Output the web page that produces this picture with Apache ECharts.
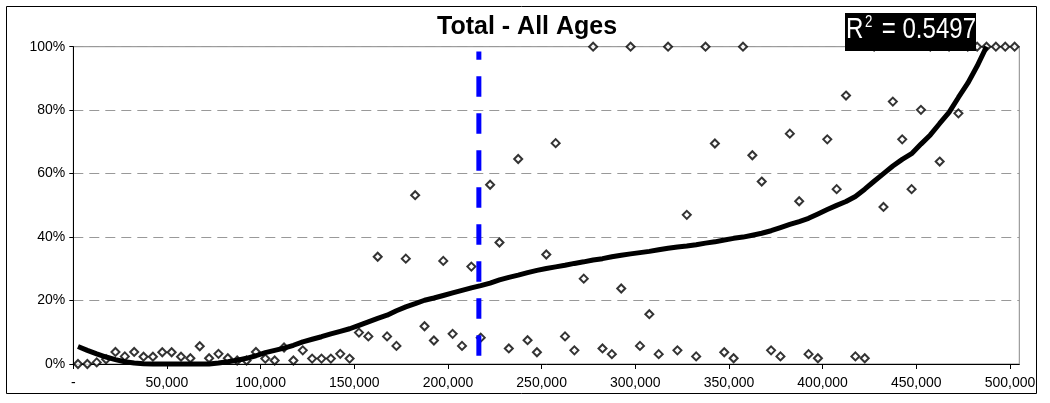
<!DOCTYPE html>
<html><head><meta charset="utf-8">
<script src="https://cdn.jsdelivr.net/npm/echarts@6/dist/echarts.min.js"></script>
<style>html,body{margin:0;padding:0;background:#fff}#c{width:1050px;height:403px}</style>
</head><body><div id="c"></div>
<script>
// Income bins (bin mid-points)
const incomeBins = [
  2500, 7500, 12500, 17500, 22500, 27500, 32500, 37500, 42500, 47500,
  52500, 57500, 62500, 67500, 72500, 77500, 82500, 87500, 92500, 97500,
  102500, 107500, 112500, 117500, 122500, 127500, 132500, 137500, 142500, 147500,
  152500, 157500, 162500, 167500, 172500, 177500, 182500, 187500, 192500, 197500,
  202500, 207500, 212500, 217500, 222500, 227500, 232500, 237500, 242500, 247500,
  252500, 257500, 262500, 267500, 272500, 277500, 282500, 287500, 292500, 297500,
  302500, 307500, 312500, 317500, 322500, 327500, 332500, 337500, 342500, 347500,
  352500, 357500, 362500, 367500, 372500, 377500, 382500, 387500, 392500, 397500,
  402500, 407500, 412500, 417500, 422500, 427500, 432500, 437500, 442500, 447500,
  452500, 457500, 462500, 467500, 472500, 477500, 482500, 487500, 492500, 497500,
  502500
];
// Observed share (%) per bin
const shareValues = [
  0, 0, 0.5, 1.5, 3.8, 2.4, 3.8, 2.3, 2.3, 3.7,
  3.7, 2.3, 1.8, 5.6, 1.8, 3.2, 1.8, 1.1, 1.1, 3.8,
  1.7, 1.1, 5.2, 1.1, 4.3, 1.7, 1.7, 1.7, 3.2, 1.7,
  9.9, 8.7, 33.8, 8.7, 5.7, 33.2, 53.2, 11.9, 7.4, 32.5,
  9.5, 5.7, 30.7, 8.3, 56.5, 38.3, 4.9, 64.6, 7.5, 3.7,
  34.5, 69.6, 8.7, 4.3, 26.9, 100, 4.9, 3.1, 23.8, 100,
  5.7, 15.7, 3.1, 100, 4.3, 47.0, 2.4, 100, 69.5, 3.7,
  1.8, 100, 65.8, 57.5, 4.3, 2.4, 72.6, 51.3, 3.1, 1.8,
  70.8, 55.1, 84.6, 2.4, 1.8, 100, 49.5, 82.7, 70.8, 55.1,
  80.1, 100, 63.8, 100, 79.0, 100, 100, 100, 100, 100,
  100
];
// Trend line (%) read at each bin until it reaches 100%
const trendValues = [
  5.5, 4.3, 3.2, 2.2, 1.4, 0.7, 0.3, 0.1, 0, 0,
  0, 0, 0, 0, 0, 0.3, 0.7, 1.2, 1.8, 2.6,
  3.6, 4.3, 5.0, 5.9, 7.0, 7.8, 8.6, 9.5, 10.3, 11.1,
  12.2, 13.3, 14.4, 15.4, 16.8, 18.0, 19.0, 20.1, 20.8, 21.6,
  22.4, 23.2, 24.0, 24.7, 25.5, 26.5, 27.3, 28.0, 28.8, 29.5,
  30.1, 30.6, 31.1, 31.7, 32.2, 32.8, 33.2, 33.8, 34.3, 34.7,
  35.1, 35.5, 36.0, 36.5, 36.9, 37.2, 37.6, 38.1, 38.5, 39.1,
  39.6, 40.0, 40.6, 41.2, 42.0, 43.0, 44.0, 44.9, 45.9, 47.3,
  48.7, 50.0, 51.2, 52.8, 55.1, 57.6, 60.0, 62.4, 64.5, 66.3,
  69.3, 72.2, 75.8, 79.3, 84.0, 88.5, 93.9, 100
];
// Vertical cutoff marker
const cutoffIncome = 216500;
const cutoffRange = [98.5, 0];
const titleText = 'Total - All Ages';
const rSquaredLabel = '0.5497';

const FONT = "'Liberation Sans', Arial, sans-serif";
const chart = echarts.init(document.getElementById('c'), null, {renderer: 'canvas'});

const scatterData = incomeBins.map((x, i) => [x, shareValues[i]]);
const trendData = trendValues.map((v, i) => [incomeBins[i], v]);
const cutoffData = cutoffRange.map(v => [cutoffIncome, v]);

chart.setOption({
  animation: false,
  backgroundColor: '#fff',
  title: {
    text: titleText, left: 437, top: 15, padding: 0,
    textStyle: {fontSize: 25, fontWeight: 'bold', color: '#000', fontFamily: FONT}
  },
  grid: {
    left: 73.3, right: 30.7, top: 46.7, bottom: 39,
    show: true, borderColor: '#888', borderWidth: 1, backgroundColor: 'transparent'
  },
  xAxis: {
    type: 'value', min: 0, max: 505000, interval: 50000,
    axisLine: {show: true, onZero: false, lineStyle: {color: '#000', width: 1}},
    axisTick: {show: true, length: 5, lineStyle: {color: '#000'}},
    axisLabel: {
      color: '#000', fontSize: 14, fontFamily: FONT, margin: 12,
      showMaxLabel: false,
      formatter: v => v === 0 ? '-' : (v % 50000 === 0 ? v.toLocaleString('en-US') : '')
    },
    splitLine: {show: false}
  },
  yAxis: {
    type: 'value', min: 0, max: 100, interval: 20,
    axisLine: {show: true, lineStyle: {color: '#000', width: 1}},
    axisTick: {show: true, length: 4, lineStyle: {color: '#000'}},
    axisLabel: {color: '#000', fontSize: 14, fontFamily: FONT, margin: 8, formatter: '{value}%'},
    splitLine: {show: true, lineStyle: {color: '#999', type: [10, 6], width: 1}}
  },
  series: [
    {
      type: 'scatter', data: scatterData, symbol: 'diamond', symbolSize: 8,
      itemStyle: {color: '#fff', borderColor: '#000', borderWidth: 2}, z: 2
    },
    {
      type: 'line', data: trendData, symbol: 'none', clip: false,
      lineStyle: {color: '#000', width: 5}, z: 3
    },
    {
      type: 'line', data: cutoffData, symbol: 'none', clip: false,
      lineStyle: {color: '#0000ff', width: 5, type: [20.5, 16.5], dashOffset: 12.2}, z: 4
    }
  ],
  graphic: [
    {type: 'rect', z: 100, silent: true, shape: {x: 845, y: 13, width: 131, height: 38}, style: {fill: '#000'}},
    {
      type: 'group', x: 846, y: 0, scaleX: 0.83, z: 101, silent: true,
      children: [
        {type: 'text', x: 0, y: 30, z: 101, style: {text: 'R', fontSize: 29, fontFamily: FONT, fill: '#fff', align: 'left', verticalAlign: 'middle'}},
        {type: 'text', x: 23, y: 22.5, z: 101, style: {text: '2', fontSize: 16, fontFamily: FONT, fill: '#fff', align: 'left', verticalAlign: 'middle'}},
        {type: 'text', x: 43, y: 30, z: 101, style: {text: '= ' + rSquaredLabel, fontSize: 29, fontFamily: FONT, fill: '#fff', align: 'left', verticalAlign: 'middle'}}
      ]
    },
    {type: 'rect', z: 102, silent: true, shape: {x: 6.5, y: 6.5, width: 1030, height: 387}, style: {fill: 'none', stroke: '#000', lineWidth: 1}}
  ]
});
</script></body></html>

● ● ● ● ● ● ●

• GOAL OF THE EXERCISE: Return all of the data exactly as written, and drop the pictures.

• SOLUTION TO THIS EXERCISE:
Output the web page that produces this picture with Apache ECharts.
<!DOCTYPE html>
<html><head><meta charset="utf-8">
<script src="https://cdn.jsdelivr.net/npm/echarts@6/dist/echarts.min.js"></script>
<style>html,body{margin:0;padding:0;background:#fff}#c{width:1050px;height:403px}</style>
</head><body><div id="c"></div>
<script>
// Income bins (bin mid-points)
const incomeBins = [
  2500, 7500, 12500, 17500, 22500, 27500, 32500, 37500, 42500, 47500,
  52500, 57500, 62500, 67500, 72500, 77500, 82500, 87500, 92500, 97500,
  102500, 107500, 112500, 117500, 122500, 127500, 132500, 137500, 142500, 147500,
  152500, 157500, 162500, 167500, 172500, 177500, 182500, 187500, 192500, 197500,
  202500, 207500, 212500, 217500, 222500, 227500, 232500, 237500, 242500, 247500,
  252500, 257500, 262500, 267500, 272500, 277500, 282500, 287500, 292500, 297500,
  302500, 307500, 312500, 317500, 322500, 327500, 332500, 337500, 342500, 347500,
  352500, 357500, 362500, 367500, 372500, 377500, 382500, 387500, 392500, 397500,
  402500, 407500, 412500, 417500, 422500, 427500, 432500, 437500, 442500, 447500,
  452500, 457500, 462500, 467500, 472500, 477500, 482500, 487500, 492500, 497500,
  502500
];
// Observed share (%) per bin
const shareValues = [
  0, 0, 0.5, 1.5, 3.8, 2.4, 3.8, 2.3, 2.3, 3.7,
  3.7, 2.3, 1.8, 5.6, 1.8, 3.2, 1.8, 1.1, 1.1, 3.8,
  1.7, 1.1, 5.2, 1.1, 4.3, 1.7, 1.7, 1.7, 3.2, 1.7,
  9.9, 8.7, 33.8, 8.7, 5.7, 33.2, 53.2, 11.9, 7.4, 32.5,
  9.5, 5.7, 30.7, 8.3, 56.5, 38.3, 4.9, 64.6, 7.5, 3.7,
  34.5, 69.6, 8.7, 4.3, 26.9, 100, 4.9, 3.1, 23.8, 100,
  5.7, 15.7, 3.1, 100, 4.3, 47.0, 2.4, 100, 69.5, 3.7,
  1.8, 100, 65.8, 57.5, 4.3, 2.4, 72.6, 51.3, 3.1, 1.8,
  70.8, 55.1, 84.6, 2.4, 1.8, 100, 49.5, 82.7, 70.8, 55.1,
  80.1, 100, 63.8, 100, 79.0, 100, 100, 100, 100, 100,
  100
];
// Trend line (%) read at each bin until it reaches 100%
const trendValues = [
  5.5, 4.3, 3.2, 2.2, 1.4, 0.7, 0.3, 0.1, 0, 0,
  0, 0, 0, 0, 0, 0.3, 0.7, 1.2, 1.8, 2.6,
  3.6, 4.3, 5.0, 5.9, 7.0, 7.8, 8.6, 9.5, 10.3, 11.1,
  12.2, 13.3, 14.4, 15.4, 16.8, 18.0, 19.0, 20.1, 20.8, 21.6,
  22.4, 23.2, 24.0, 24.7, 25.5, 26.5, 27.3, 28.0, 28.8, 29.5,
  30.1, 30.6, 31.1, 31.7, 32.2, 32.8, 33.2, 33.8, 34.3, 34.7,
  35.1, 35.5, 36.0, 36.5, 36.9, 37.2, 37.6, 38.1, 38.5, 39.1,
  39.6, 40.0, 40.6, 41.2, 42.0, 43.0, 44.0, 44.9, 45.9, 47.3,
  48.7, 50.0, 51.2, 52.8, 55.1, 57.6, 60.0, 62.4, 64.5, 66.3,
  69.3, 72.2, 75.8, 79.3, 84.0, 88.5, 93.9, 100
];
// Vertical cutoff marker
const cutoffIncome = 216500;
const cutoffRange = [98.5, 0];
const titleText = 'Total - All Ages';
const rSquaredLabel = '0.5497';

const FONT = "'Liberation Sans', Arial, sans-serif";
const chart = echarts.init(document.getElementById('c'), null, {renderer: 'canvas'});

const scatterData = incomeBins.map((x, i) => [x, shareValues[i]]);
const trendData = trendValues.map((v, i) => [incomeBins[i], v]);
const cutoffData = cutoffRange.map(v => [cutoffIncome, v]);

chart.setOption({
  animation: false,
  backgroundColor: '#fff',
  title: {
    text: titleText, left: 437, top: 15, padding: 0,
    textStyle: {fontSize: 25, fontWeight: 'bold', color: '#000', fontFamily: FONT}
  },
  grid: {
    left: 73.3, right: 30.7, top: 46.7, bottom: 39,
    show: true, borderColor: '#888', borderWidth: 1, backgroundColor: 'transparent'
  },
  xAxis: {
    type: 'value', min: 0, max: 505000, interval: 50000,
    axisLine: {show: true, onZero: false, lineStyle: {color: '#000', width: 1}},
    axisTick: {show: true, length: 5, lineStyle: {color: '#000'}},
    axisLabel: {
      color: '#000', fontSize: 14, fontFamily: FONT, margin: 12,
      showMaxLabel: false,
      formatter: v => v === 0 ? '-' : (v % 50000 === 0 ? v.toLocaleString('en-US') : '')
    },
    splitLine: {show: false}
  },
  yAxis: {
    type: 'value', min: 0, max: 100, interval: 20,
    axisLine: {show: true, lineStyle: {color: '#000', width: 1}},
    axisTick: {show: true, length: 4, lineStyle: {color: '#000'}},
    axisLabel: {color: '#000', fontSize: 14, fontFamily: FONT, margin: 8, formatter: '{value}%'},
    splitLine: {show: true, lineStyle: {color: '#999', type: [10, 6], width: 1}}
  },
  series: [
    {
      type: 'scatter', data: scatterData, symbol: 'diamond', symbolSize: 8,
      itemStyle: {color: '#fff', borderColor: '#000', borderWidth: 2}, z: 2
    },
    {
      type: 'line', data: trendData, symbol: 'none', clip: false,
      lineStyle: {color: '#000', width: 5}, z: 3
    },
    {
      type: 'line', data: cutoffData, symbol: 'none', clip: false,
      lineStyle: {color: '#0000ff', width: 5, type: [20.5, 16.5], dashOffset: 12.2}, z: 4
    }
  ],
  graphic: [
    {type: 'rect', z: 100, silent: true, shape: {x: 845, y: 13, width: 131, height: 38}, style: {fill: '#000'}},
    {
      type: 'group', x: 846, y: 0, scaleX: 0.83, z: 101, silent: true,
      children: [
        {type: 'text', x: 0, y: 30, z: 101, style: {text: 'R', fontSize: 29, fontFamily: FONT, fill: '#fff', align: 'left', verticalAlign: 'middle'}},
        {type: 'text', x: 23, y: 22.5, z: 101, style: {text: '2', fontSize: 16, fontFamily: FONT, fill: '#fff', align: 'left', verticalAlign: 'middle'}},
        {type: 'text', x: 43, y: 30, z: 101, style: {text: '= ' + rSquaredLabel, fontSize: 29, fontFamily: FONT, fill: '#fff', align: 'left', verticalAlign: 'middle'}}
      ]
    },
    {type: 'rect', z: 102, silent: true, shape: {x: 6.5, y: 6.5, width: 1030, height: 387}, style: {fill: 'none', stroke: '#000', lineWidth: 1}}
  ]
});
</script></body></html>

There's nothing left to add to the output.